** start Extracted material **

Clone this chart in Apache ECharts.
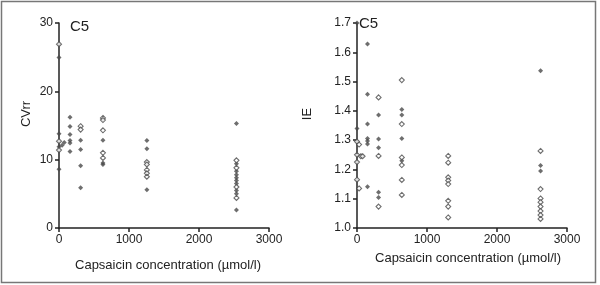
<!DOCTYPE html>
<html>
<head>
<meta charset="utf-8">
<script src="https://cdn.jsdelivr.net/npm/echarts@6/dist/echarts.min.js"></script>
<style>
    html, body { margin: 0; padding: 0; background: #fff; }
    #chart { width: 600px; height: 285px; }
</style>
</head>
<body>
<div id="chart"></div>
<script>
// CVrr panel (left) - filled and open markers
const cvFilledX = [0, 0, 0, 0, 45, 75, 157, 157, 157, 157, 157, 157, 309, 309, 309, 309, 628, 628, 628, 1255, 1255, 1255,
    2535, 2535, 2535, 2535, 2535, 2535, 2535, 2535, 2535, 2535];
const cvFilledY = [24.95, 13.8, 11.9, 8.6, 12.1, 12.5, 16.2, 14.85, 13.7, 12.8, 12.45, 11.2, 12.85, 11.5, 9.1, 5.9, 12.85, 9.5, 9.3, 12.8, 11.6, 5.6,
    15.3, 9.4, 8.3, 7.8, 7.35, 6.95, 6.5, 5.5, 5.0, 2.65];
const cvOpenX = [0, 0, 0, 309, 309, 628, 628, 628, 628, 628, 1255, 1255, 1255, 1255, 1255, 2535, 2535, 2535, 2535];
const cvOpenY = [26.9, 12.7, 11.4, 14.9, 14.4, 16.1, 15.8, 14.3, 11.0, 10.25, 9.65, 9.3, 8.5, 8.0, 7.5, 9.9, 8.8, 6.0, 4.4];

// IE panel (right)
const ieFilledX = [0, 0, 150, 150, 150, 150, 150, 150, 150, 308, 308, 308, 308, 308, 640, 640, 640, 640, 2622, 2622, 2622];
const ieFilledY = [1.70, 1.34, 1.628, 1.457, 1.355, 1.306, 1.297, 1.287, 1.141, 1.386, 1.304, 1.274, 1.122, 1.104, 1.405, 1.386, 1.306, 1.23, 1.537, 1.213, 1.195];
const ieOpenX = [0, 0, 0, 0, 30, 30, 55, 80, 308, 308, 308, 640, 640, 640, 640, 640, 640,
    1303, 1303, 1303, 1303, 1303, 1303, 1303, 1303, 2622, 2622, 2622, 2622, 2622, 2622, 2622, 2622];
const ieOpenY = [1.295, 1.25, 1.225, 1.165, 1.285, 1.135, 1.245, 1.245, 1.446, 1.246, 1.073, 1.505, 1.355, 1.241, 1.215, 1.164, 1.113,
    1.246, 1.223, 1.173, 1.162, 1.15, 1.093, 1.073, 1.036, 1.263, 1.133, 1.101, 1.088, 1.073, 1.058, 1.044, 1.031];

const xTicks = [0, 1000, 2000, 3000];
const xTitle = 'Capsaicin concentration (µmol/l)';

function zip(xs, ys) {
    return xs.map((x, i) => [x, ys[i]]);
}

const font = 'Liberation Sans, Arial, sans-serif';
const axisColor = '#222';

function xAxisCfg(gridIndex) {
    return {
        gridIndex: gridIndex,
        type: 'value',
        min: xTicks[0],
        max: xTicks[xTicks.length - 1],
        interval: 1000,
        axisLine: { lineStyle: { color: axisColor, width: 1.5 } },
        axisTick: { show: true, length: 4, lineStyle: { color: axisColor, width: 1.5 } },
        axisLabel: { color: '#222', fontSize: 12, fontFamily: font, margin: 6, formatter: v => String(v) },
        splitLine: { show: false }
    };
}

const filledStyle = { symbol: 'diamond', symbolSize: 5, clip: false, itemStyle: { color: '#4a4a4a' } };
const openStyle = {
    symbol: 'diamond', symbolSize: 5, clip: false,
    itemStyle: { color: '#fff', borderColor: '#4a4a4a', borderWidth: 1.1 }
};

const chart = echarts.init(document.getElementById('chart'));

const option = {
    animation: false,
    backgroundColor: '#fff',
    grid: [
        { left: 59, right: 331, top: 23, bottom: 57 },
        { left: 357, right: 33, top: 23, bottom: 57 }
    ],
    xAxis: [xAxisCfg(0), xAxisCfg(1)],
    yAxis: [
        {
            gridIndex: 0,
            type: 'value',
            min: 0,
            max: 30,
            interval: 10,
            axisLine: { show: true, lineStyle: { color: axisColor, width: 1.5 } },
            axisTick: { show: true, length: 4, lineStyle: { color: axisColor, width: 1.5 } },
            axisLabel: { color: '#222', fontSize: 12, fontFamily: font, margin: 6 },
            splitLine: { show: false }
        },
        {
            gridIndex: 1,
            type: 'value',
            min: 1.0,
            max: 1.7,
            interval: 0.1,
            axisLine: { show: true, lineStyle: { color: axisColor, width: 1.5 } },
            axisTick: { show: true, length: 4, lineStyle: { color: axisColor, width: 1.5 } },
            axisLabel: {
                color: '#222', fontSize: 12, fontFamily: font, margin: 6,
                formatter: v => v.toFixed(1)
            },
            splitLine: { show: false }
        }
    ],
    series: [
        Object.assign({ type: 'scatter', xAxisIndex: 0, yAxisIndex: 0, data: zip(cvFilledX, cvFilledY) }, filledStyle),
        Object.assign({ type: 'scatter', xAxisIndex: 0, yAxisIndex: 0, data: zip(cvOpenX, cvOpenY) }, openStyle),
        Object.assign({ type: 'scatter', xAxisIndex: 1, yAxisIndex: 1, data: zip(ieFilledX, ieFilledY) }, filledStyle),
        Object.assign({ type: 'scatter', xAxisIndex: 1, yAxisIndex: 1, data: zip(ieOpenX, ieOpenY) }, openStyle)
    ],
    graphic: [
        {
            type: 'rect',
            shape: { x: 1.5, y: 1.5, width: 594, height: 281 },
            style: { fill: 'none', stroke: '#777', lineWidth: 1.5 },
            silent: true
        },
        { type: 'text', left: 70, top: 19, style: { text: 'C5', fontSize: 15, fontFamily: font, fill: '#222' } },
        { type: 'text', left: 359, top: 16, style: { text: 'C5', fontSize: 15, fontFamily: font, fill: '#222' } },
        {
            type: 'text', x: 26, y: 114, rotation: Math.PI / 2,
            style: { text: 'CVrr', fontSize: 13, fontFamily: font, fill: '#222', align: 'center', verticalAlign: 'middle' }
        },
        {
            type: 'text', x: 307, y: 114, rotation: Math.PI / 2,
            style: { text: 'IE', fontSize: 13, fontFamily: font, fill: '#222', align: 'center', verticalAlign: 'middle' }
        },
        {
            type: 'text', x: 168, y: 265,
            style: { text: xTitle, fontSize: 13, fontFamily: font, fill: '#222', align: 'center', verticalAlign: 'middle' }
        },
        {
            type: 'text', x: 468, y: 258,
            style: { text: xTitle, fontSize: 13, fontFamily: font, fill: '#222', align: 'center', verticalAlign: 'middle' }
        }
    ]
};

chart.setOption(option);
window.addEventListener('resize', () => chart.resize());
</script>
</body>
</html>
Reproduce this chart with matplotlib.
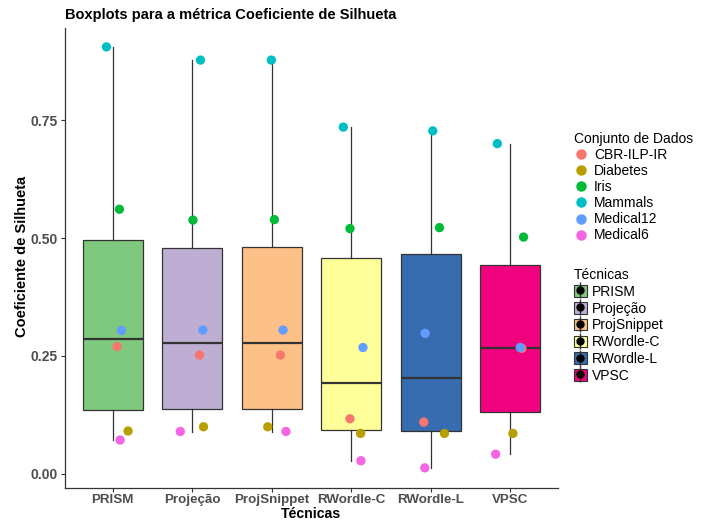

** end Extracted material **

[Written exercise] Exactly reproduce the entries above, minus the pictures.

[Result of the exercise]
Clone this chart in Apache ECharts.
<!DOCTYPE html>
<html>
<head>
<meta charset="utf-8">
<script src="https://cdn.jsdelivr.net/npm/echarts@6/dist/echarts.min.js"></script>
<style>
    html, body { margin: 0; padding: 0; background: #fff; }
    #chart { width: 600px; height: 285px; }
</style>
</head>
<body>
<div id="chart"></div>
<script>
// CVrr panel (left) - filled and open markers
const cvFilledX = [0, 0, 0, 0, 45, 75, 157, 157, 157, 157, 157, 157, 309, 309, 309, 309, 628, 628, 628, 1255, 1255, 1255,
    2535, 2535, 2535, 2535, 2535, 2535, 2535, 2535, 2535, 2535];
const cvFilledY = [24.95, 13.8, 11.9, 8.6, 12.1, 12.5, 16.2, 14.85, 13.7, 12.8, 12.45, 11.2, 12.85, 11.5, 9.1, 5.9, 12.85, 9.5, 9.3, 12.8, 11.6, 5.6,
    15.3, 9.4, 8.3, 7.8, 7.35, 6.95, 6.5, 5.5, 5.0, 2.65];
const cvOpenX = [0, 0, 0, 309, 309, 628, 628, 628, 628, 628, 1255, 1255, 1255, 1255, 1255, 2535, 2535, 2535, 2535];
const cvOpenY = [26.9, 12.7, 11.4, 14.9, 14.4, 16.1, 15.8, 14.3, 11.0, 10.25, 9.65, 9.3, 8.5, 8.0, 7.5, 9.9, 8.8, 6.0, 4.4];

// IE panel (right)
const ieFilledX = [0, 0, 150, 150, 150, 150, 150, 150, 150, 308, 308, 308, 308, 308, 640, 640, 640, 640, 2622, 2622, 2622];
const ieFilledY = [1.70, 1.34, 1.628, 1.457, 1.355, 1.306, 1.297, 1.287, 1.141, 1.386, 1.304, 1.274, 1.122, 1.104, 1.405, 1.386, 1.306, 1.23, 1.537, 1.213, 1.195];
const ieOpenX = [0, 0, 0, 0, 30, 30, 55, 80, 308, 308, 308, 640, 640, 640, 640, 640, 640,
    1303, 1303, 1303, 1303, 1303, 1303, 1303, 1303, 2622, 2622, 2622, 2622, 2622, 2622, 2622, 2622];
const ieOpenY = [1.295, 1.25, 1.225, 1.165, 1.285, 1.135, 1.245, 1.245, 1.446, 1.246, 1.073, 1.505, 1.355, 1.241, 1.215, 1.164, 1.113,
    1.246, 1.223, 1.173, 1.162, 1.15, 1.093, 1.073, 1.036, 1.263, 1.133, 1.101, 1.088, 1.073, 1.058, 1.044, 1.031];

const xTicks = [0, 1000, 2000, 3000];
const xTitle = 'Capsaicin concentration (µmol/l)';

function zip(xs, ys) {
    return xs.map((x, i) => [x, ys[i]]);
}

const font = 'Liberation Sans, Arial, sans-serif';
const axisColor = '#222';

function xAxisCfg(gridIndex) {
    return {
        gridIndex: gridIndex,
        type: 'value',
        min: xTicks[0],
        max: xTicks[xTicks.length - 1],
        interval: 1000,
        axisLine: { lineStyle: { color: axisColor, width: 1.5 } },
        axisTick: { show: true, length: 4, lineStyle: { color: axisColor, width: 1.5 } },
        axisLabel: { color: '#222', fontSize: 12, fontFamily: font, margin: 6, formatter: v => String(v) },
        splitLine: { show: false }
    };
}

const filledStyle = { symbol: 'diamond', symbolSize: 5, clip: false, itemStyle: { color: '#4a4a4a' } };
const openStyle = {
    symbol: 'diamond', symbolSize: 5, clip: false,
    itemStyle: { color: '#fff', borderColor: '#4a4a4a', borderWidth: 1.1 }
};

const chart = echarts.init(document.getElementById('chart'));

const option = {
    animation: false,
    backgroundColor: '#fff',
    grid: [
        { left: 59, right: 331, top: 23, bottom: 57 },
        { left: 357, right: 33, top: 23, bottom: 57 }
    ],
    xAxis: [xAxisCfg(0), xAxisCfg(1)],
    yAxis: [
        {
            gridIndex: 0,
            type: 'value',
            min: 0,
            max: 30,
            interval: 10,
            axisLine: { show: true, lineStyle: { color: axisColor, width: 1.5 } },
            axisTick: { show: true, length: 4, lineStyle: { color: axisColor, width: 1.5 } },
            axisLabel: { color: '#222', fontSize: 12, fontFamily: font, margin: 6 },
            splitLine: { show: false }
        },
        {
            gridIndex: 1,
            type: 'value',
            min: 1.0,
            max: 1.7,
            interval: 0.1,
            axisLine: { show: true, lineStyle: { color: axisColor, width: 1.5 } },
            axisTick: { show: true, length: 4, lineStyle: { color: axisColor, width: 1.5 } },
            axisLabel: {
                color: '#222', fontSize: 12, fontFamily: font, margin: 6,
                formatter: v => v.toFixed(1)
            },
            splitLine: { show: false }
        }
    ],
    series: [
        Object.assign({ type: 'scatter', xAxisIndex: 0, yAxisIndex: 0, data: zip(cvFilledX, cvFilledY) }, filledStyle),
        Object.assign({ type: 'scatter', xAxisIndex: 0, yAxisIndex: 0, data: zip(cvOpenX, cvOpenY) }, openStyle),
        Object.assign({ type: 'scatter', xAxisIndex: 1, yAxisIndex: 1, data: zip(ieFilledX, ieFilledY) }, filledStyle),
        Object.assign({ type: 'scatter', xAxisIndex: 1, yAxisIndex: 1, data: zip(ieOpenX, ieOpenY) }, openStyle)
    ],
    graphic: [
        {
            type: 'rect',
            shape: { x: 1.5, y: 1.5, width: 594, height: 281 },
            style: { fill: 'none', stroke: '#777', lineWidth: 1.5 },
            silent: true
        },
        { type: 'text', left: 70, top: 19, style: { text: 'C5', fontSize: 15, fontFamily: font, fill: '#222' } },
        { type: 'text', left: 359, top: 16, style: { text: 'C5', fontSize: 15, fontFamily: font, fill: '#222' } },
        {
            type: 'text', x: 26, y: 114, rotation: Math.PI / 2,
            style: { text: 'CVrr', fontSize: 13, fontFamily: font, fill: '#222', align: 'center', verticalAlign: 'middle' }
        },
        {
            type: 'text', x: 307, y: 114, rotation: Math.PI / 2,
            style: { text: 'IE', fontSize: 13, fontFamily: font, fill: '#222', align: 'center', verticalAlign: 'middle' }
        },
        {
            type: 'text', x: 168, y: 265,
            style: { text: xTitle, fontSize: 13, fontFamily: font, fill: '#222', align: 'center', verticalAlign: 'middle' }
        },
        {
            type: 'text', x: 468, y: 258,
            style: { text: xTitle, fontSize: 13, fontFamily: font, fill: '#222', align: 'center', verticalAlign: 'middle' }
        }
    ]
};

chart.setOption(option);
window.addEventListener('resize', () => chart.resize());
</script>
</body>
</html>
Reproduce this chart with matplotlib.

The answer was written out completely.